P. Agg, J.P. Krasznai, A.B. Antoniazzi, R.E. Massey, B. Fishbein, R. Mowat
Fusion Science and Technology | Volume 28 | Number 3 | October 1995 | Pages 1097-1103
Tritium Properties and Interaction with Material | Proceedings of the Fifth Topical Meeting on Tritium Technology In Fission, Fusion, and Isotopic Applications Belgirate, Italy May 28-June 3, 1995 | doi.org/10.13182/FST95-A30553
Articles are hosted by Taylor and Francis Online.
The behaviour of tritium in the body, as a result of intakes from contact with tritium contaminated surfaces and the subsequent radiation dose impact, is dependent on the nature of the tritium species. Research over the past few years has yielded important insight into the nature of tritiated species on surfaces exposed to elemental tritium.
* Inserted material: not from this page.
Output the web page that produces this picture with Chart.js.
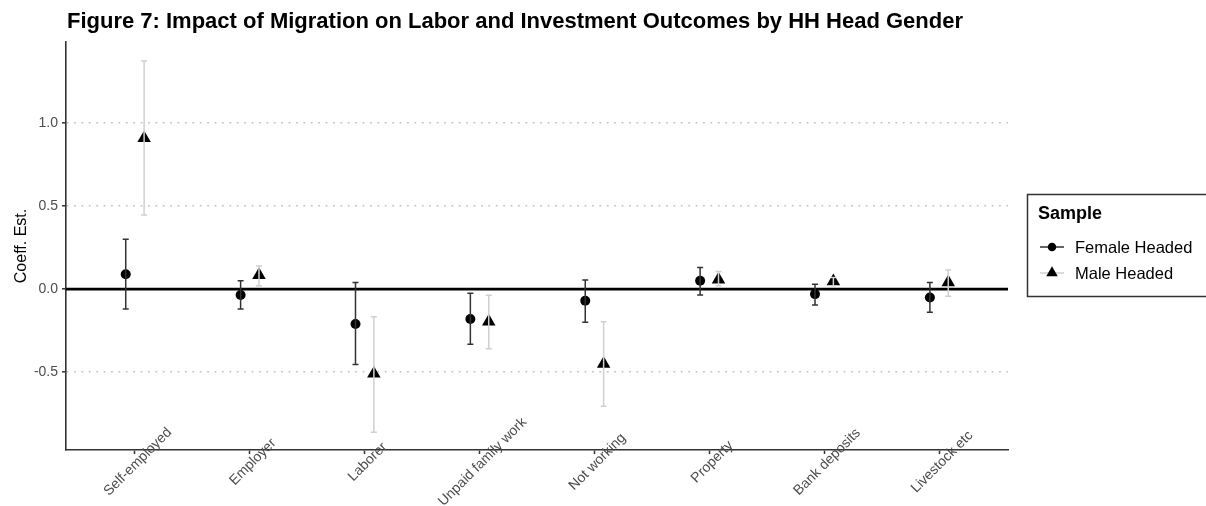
<!DOCTYPE html>
<html>
<head>
<meta charset="utf-8">
<script src="https://cdn.jsdelivr.net/npm/chart.js@4/dist/chart.umd.min.js"></script>
<style>
  body { margin: 0; background: #fff; }
  #wrap { width: 1206px; height: 506px; position: relative; }
</style>
</head>
<body>
<div id="wrap"><canvas id="coefChart"></canvas></div>
<script>
// outcome categories along the x axis
const categories = ['Self-employed', 'Employer', 'Laborer', 'Unpaid family work',
  'Not working', 'Property', 'Bank deposits', 'Livestock etc'];

// female headed households: estimate and CI bounds
const femaleEst  = [0.09, -0.035, -0.21, -0.18, -0.07, 0.05, -0.03, -0.05];
const femaleLow  = [-0.12, -0.12, -0.455, -0.333, -0.20, -0.035, -0.095, -0.14];
const femaleHigh = [0.30, 0.05, 0.04, -0.025, 0.055, 0.13, 0.03, 0.04];

// male headed households
const maleEst  = [0.91, 0.085, -0.51, -0.196, -0.45, 0.057, 0.047, 0.041];
const maleLow  = [0.447, 0.02, -0.863, -0.36, -0.706, 0.02, 0.02, -0.043];
const maleHigh = [1.376, 0.14, -0.166, -0.037, -0.196, 0.107, 0.07, 0.116];

const yTicks = [-0.5, 0.0, 0.5, 1.0];

const dodge = 0.08;
const FONT = "'Liberation Sans', Arial, Helvetica, sans-serif";
Chart.defaults.font.family = FONT;

function toPoints(vals, shift) {
  return vals.map(function(v, i) { return { x: i + shift, y: v }; });
}

// vertical CI bars with caps, drawn over the points
const errorBars = {
  id: 'errorBars',
  afterDatasetsDraw(chart) {
    const ctx = chart.ctx;
    const xs = chart.scales.x, ys = chart.scales.y;
    chart.data.datasets.forEach(function(ds) {
      ctx.save();
      ctx.strokeStyle = ds.errColor;
      ctx.lineWidth = 1.5;
      ds.data.forEach(function(p, i) {
        const x = xs.getPixelForValue(p.x);
        const y1 = ys.getPixelForValue(ds.errLow[i]);
        const y2 = ys.getPixelForValue(ds.errHigh[i]);
        ctx.beginPath();
        ctx.moveTo(x, y1); ctx.lineTo(x, y2);
        ctx.moveTo(x - 3, y1); ctx.lineTo(x + 3, y1);
        ctx.moveTo(x - 3, y2); ctx.lineTo(x + 3, y2);
        ctx.stroke();
      });
      ctx.restore();
    });
  }
};

// thick reference line at zero
const zeroLine = {
  id: 'zeroLine',
  beforeDatasetsDraw(chart) {
    const ctx = chart.ctx, a = chart.chartArea;
    const y = chart.scales.y.getPixelForValue(0);
    ctx.save();
    ctx.strokeStyle = '#000';
    ctx.lineWidth = 2.6;
    ctx.beginPath();
    ctx.moveTo(a.left, y); ctx.lineTo(a.right, y);
    ctx.stroke();
    ctx.restore();
  }
};

// title, rotated category labels and the legend box
const decorations = {
  id: 'decorations',
  afterDraw(chart) {
    const ctx = chart.ctx, a = chart.chartArea;
    const xs = chart.scales.x;
    ctx.save();

    ctx.fillStyle = '#000';
    ctx.font = 'bold 22px ' + FONT;
    ctx.textAlign = 'left';
    ctx.textBaseline = 'alphabetic';
    ctx.fillText('Figure 7: Impact of Migration on Labor and Investment Outcomes by HH Head Gender', 67, 28);

    ctx.font = '14px ' + FONT;
    ctx.fillStyle = '#4d4d4d';
    ctx.textAlign = 'center';
    ctx.textBaseline = 'middle';
    categories.forEach(function(c, i) {
      ctx.save();
      ctx.translate(xs.getPixelForValue(i) + 3, a.bottom + 12);
      ctx.rotate(-Math.PI / 4);
      ctx.fillText(c, 0, 0);
      ctx.restore();
    });

    // legend
    ctx.strokeStyle = '#333';
    ctx.lineWidth = 1.5;
    ctx.strokeRect(1027.5, 194.5, 190, 102);
    ctx.fillStyle = '#000';
    ctx.textAlign = 'left';
    ctx.font = 'bold 18px ' + FONT;
    ctx.fillText('Sample', 1038, 214);
    ctx.font = '16.5px ' + FONT;
    const rows = [{ ds: chart.data.datasets[0], y: 247, label: 'Female Headed' },
                  { ds: chart.data.datasets[1], y: 273, label: 'Male Headed' }];
    rows.forEach(function(r) {
      ctx.strokeStyle = r.ds.errColor;
      ctx.lineWidth = 1.5;
      ctx.beginPath();
      ctx.moveTo(1040, r.y); ctx.lineTo(1064, r.y);
      ctx.stroke();
      ctx.fillStyle = '#000';
      Chart.helpers.drawPoint(ctx, {
        pointStyle: r.ds.pointStyle, radius: r.ds.pointRadius * 0.85, rotation: 0, borderWidth: 0
      }, 1052, r.y);
      ctx.fillStyle = '#000';
      ctx.fillText(r.label, 1075, r.y + 1);
    });
    ctx.restore();
  }
};

new Chart(document.getElementById('coefChart'), {
  type: 'scatter',
  data: {
    datasets: [{
      label: 'Female Headed',
      data: toPoints(femaleEst, -dodge),
      errLow: femaleLow,
      errHigh: femaleHigh,
      errColor: '#333333',
      pointStyle: 'circle',
      pointRadius: 5,
      backgroundColor: '#000',
      borderColor: '#000',
      borderWidth: 0
    }, {
      label: 'Male Headed',
      data: toPoints(maleEst, dodge),
      errLow: maleLow,
      errHigh: maleHigh,
      errColor: '#d0d0d0',
      pointStyle: 'triangle',
      pointRadius: 7.8,
      backgroundColor: '#000',
      borderColor: '#000',
      borderWidth: 0
    }]
  },
  options: {
    responsive: true,
    maintainAspectRatio: false,
    animation: false,
    layout: { padding: { top: 42, right: 198, left: 0, bottom: 0 } },
    plugins: {
      legend: { display: false },
      tooltip: { enabled: false }
    },
    scales: {
      x: {
        type: 'linear',
        min: -0.6,
        max: categories.length - 0.4,
        afterBuildTicks: function(scale) {
          scale.ticks = categories.map(function(c, i) { return { value: i }; });
        },
        afterFit: function(scale) { scale.height = 56; },
        ticks: { display: false },
        grid: { drawOnChartArea: false, drawTicks: true, tickLength: 4, tickColor: '#333', tickWidth: 1.5 },
        border: { color: '#333', width: 1.6 }
      },
      y: {
        min: -0.97,
        max: 1.49,
        afterBuildTicks: function(scale) {
          scale.ticks = yTicks.map(function(v) { return { value: v }; });
        },
        afterFit: function(scale) { scale.width = 66; },
        ticks: {
          color: '#4d4d4d',
          font: { size: 14 },
          padding: 4,
          callback: function(v) { return v.toFixed(1); }
        },
        grid: {
          color: function(ctx) { return ctx.tick && ctx.tick.value === 0 ? 'rgba(0,0,0,0)' : '#c4c4c4'; },
          lineWidth: 1.6,
          tickLength: 4,
          tickColor: '#333',
          tickWidth: 1.5
        },
        border: { color: '#333', width: 1.6, dash: [1.8, 5.6] },
        title: {
          display: true,
          text: 'Coeff. Est.',
          color: '#000',
          font: { size: 16 },
          padding: { top: 12, bottom: 0 }
        }
      }
    }
  },
  plugins: [zeroLine, errorBars, decorations]
});
</script>
</body>
</html>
A significant drawback to understanding the relationship between tritium exposure and dose however is that most surface characterization data, reported in the literature, was generated at high temperature, whereas, exposure to tritiated surfaces occurs mostly at ambient temperature. In this paper we describe the results of characterization studies carried out at both ambient and high temperature. The well characterized stainless steel specimens were subsequently used in animal exposures.